The amendment, proposed by Justice Minister Ayelet Shaked of the far-right Jewish Home party, would add another tier to an older bill already under consideration.

The existing drive to tighten sentences was initiated last November under former Justice Minister Tzipi Livni and called for allowing stone-throwers to be jailed for up to 20 years. However, it required prosecutors to prove the “intent to harm an individual” in order to push for the lengthy sentence – this proof of intent would be seriously diluted if the new amendment is passed.

The new version - which still needs to pass several parliamentary stages before becoming official - instead requires prosecutors only to prove that “throwing stones or other objects at travelling vehicles in a manner that could endanger the passenger’s safety or harm the vehicle” in order to ask for a 10-year jail term.

The original bill was not finalised by the time the parliament was dissolved ahead of the 17 March snap elections but now looks slated to be fast-tracked through to the final vote in parliament where the coalition led by Prime Minister Benjamin Netanyahu holds 61 out of the 120 seats.  

Shaked, who presented the bill and heads the ministerial committee for legislation that approved it, noted that stone-throwers were currently receiving “very soft punishments compared to their crimes”, since intent was difficult to prove.

“The amendment to the law effectively places the responsibility on the stone-thrower and not the prosecutor,” she wrote on her Facebook page. “Anyone who throws stones at cars or people has to assume someone will get hurt.”

Currently, Israeli prosecutors tend to seek sentences of no more than three months for rock-throwing that does not cause serious injury.
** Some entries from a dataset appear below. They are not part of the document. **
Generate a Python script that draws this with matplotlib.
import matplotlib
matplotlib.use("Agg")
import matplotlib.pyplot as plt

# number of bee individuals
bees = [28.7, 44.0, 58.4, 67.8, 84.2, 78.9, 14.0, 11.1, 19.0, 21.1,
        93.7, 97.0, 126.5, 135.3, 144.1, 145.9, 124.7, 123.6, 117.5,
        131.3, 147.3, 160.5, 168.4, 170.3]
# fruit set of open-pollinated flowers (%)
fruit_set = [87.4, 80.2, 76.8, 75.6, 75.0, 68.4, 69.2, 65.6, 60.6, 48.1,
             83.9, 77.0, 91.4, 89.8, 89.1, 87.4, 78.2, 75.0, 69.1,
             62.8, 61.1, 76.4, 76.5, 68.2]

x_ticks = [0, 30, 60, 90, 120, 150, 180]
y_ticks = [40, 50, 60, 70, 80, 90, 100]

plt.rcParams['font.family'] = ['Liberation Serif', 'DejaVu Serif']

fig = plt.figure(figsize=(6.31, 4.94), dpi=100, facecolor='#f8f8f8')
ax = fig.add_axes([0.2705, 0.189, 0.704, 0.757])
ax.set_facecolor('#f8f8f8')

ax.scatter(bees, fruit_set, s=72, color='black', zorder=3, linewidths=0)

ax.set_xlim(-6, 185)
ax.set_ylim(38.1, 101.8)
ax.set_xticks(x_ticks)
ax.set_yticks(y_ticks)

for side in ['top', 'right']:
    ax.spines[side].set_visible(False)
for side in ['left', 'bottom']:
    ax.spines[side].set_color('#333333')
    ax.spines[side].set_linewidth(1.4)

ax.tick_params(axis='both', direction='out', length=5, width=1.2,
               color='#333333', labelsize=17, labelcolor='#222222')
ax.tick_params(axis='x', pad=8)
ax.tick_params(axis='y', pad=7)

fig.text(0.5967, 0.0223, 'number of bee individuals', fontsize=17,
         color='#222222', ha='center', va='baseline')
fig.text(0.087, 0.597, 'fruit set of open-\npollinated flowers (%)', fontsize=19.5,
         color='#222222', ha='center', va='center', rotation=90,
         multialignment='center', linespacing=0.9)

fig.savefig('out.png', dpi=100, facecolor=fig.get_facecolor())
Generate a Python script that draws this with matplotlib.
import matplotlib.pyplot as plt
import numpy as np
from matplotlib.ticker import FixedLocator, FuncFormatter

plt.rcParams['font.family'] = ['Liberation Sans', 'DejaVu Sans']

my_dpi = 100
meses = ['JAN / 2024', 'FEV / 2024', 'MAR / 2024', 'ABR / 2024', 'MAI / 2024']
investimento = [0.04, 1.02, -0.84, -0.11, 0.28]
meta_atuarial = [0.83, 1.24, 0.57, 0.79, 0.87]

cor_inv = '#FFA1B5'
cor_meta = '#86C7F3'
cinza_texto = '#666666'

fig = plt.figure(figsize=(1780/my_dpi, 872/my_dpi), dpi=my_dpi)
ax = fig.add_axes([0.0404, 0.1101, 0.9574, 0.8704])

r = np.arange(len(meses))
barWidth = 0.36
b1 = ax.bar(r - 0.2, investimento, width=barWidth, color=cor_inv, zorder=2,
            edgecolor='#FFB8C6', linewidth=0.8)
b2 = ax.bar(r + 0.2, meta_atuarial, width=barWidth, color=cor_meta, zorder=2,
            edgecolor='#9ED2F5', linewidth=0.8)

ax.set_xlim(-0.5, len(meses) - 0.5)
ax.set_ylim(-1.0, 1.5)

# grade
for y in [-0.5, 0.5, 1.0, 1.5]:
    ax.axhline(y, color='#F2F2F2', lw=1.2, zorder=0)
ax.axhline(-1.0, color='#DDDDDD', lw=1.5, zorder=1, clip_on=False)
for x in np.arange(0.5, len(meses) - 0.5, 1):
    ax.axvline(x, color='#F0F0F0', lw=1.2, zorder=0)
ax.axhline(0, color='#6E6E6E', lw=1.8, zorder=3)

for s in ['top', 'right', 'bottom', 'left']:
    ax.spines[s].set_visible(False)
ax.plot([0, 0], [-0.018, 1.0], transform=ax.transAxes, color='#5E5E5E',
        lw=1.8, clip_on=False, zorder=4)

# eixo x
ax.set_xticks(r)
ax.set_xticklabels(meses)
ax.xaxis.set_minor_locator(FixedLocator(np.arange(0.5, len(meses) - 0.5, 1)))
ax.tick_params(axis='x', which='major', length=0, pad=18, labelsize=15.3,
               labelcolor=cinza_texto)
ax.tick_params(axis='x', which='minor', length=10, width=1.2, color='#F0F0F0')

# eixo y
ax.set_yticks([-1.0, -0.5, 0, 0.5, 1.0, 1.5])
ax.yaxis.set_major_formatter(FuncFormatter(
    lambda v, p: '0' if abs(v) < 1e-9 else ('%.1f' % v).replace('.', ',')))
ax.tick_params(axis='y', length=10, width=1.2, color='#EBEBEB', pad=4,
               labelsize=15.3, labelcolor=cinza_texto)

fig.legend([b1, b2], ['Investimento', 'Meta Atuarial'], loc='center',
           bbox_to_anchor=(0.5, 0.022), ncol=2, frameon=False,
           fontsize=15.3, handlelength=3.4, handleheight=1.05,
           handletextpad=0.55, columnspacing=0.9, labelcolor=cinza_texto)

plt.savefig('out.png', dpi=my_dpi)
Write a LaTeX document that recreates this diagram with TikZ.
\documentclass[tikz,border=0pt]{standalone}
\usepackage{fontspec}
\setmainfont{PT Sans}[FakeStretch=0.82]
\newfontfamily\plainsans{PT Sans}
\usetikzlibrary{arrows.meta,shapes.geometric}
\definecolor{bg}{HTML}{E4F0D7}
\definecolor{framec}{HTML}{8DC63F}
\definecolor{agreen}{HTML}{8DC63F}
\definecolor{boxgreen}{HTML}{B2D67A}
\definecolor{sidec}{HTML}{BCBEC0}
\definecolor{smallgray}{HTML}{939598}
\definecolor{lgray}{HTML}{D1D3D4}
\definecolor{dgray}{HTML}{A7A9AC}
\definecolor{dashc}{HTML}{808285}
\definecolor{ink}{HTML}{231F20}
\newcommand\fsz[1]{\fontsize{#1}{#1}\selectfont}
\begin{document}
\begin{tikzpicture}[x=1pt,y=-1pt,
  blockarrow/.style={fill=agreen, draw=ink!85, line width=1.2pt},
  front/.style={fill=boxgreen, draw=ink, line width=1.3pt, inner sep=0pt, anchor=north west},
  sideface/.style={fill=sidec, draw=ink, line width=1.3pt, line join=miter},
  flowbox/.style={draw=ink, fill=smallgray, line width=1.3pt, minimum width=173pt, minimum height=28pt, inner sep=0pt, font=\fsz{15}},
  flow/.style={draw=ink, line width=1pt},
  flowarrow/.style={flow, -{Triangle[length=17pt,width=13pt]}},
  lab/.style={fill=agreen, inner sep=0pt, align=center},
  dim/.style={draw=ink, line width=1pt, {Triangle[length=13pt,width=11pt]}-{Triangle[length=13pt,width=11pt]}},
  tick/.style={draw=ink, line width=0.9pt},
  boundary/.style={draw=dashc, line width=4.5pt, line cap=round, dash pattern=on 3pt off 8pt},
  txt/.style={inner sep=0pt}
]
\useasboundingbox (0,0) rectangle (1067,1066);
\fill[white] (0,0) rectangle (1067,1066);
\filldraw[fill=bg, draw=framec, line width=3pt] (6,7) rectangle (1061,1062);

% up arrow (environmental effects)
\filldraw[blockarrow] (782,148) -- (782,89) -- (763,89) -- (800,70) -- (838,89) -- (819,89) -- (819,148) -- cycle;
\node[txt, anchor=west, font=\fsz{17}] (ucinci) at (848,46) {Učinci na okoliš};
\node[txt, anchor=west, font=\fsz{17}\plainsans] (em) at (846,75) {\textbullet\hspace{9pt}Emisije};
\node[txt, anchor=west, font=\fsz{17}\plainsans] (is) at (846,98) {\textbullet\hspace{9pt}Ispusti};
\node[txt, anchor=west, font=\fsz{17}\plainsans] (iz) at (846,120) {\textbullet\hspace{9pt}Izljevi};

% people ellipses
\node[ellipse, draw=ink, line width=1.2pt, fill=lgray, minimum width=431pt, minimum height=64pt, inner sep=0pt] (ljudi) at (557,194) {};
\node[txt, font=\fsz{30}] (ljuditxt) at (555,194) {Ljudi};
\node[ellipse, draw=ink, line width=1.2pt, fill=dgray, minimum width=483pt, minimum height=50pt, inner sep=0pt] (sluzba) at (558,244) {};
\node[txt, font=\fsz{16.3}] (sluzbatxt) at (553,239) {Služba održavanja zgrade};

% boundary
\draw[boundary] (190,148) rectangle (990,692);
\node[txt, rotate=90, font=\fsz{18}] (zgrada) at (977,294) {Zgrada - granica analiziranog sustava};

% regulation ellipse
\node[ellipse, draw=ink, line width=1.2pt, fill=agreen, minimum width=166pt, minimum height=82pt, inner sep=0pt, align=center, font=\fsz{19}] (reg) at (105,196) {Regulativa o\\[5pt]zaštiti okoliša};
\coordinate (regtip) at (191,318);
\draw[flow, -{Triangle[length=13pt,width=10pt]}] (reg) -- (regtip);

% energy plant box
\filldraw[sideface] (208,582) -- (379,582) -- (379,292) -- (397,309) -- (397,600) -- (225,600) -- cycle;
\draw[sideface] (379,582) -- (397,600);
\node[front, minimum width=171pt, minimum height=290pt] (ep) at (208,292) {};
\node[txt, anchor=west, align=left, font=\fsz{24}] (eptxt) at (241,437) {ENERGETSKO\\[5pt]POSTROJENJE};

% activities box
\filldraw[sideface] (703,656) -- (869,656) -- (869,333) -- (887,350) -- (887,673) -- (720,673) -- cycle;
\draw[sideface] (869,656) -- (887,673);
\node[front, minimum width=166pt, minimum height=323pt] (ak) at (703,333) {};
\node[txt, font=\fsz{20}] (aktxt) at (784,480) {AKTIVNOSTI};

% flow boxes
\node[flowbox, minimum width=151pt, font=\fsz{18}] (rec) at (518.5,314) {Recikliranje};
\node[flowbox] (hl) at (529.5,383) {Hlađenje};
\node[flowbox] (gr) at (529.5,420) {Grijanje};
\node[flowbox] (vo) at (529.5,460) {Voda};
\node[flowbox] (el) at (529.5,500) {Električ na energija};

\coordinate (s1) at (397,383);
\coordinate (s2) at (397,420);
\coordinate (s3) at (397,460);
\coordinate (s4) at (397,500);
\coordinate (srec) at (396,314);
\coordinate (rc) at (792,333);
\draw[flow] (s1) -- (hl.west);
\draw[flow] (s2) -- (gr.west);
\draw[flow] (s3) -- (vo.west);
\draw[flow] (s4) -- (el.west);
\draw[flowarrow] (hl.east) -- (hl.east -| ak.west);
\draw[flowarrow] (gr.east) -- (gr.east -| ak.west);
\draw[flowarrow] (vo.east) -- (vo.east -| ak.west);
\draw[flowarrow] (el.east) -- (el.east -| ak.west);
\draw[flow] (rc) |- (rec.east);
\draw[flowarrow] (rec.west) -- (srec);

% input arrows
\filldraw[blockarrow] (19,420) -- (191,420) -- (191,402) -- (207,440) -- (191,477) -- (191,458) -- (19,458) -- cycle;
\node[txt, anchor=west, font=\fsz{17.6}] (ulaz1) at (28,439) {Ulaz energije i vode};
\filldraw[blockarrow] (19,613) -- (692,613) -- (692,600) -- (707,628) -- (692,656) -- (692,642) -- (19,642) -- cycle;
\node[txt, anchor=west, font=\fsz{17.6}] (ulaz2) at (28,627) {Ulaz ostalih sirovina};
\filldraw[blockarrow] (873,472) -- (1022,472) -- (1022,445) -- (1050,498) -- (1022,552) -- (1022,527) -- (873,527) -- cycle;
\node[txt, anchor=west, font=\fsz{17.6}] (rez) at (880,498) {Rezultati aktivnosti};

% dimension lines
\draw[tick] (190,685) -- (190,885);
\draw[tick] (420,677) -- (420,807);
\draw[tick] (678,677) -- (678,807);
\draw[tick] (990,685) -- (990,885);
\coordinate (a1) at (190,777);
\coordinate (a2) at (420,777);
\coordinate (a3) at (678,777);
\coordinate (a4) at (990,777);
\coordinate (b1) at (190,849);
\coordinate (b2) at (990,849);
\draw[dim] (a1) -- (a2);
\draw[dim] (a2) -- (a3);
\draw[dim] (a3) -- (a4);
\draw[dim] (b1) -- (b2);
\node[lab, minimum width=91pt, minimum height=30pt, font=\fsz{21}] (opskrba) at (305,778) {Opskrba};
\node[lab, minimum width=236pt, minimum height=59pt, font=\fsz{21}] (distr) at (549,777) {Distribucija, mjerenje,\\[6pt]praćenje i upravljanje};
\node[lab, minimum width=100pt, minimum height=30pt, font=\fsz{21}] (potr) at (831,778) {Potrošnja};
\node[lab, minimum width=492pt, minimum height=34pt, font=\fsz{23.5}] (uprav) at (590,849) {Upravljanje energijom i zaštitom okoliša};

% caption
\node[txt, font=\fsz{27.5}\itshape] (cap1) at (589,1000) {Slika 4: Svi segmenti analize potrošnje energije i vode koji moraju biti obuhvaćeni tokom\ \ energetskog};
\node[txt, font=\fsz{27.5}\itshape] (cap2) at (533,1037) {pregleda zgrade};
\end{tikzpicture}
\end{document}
Palestinian officials have been quick to condemn the latest amendment.

“When it comes to the Palestinians and Israelis, Israel has two different judicial systems. One is applicable to Israeli citizens and the other for Palestinians,” Maen Rashid Areikat, the chief of Palestinian Liberation Organisation Delegation in Washington DC, told Al Jazeera.

“I don't think it [the bill] will have any effect on Israelis, because it is, in terms of content, only applicable to Palestinians. It is discriminatory, singling out Palestinians.”

Palestinians target Israeli cars on West Bank roads with stones on an almost daily basis, and clashes between Palestinians and Israeli police in the West Bank and east Jerusalem tend to involve stone-throwing.

The original legislation was promoted by a wave of violent Palestinian protests in Jerusalem in 2014 that included frequent stone-throwing at the city’s light railway.

These demonstrations erupted after the kidnapping and killing of a Palestinian teen in the city in July. Three Israelis are accused of murdering him in revenge for the deaths of three Jewish teenagers killed in the occupied West Bank.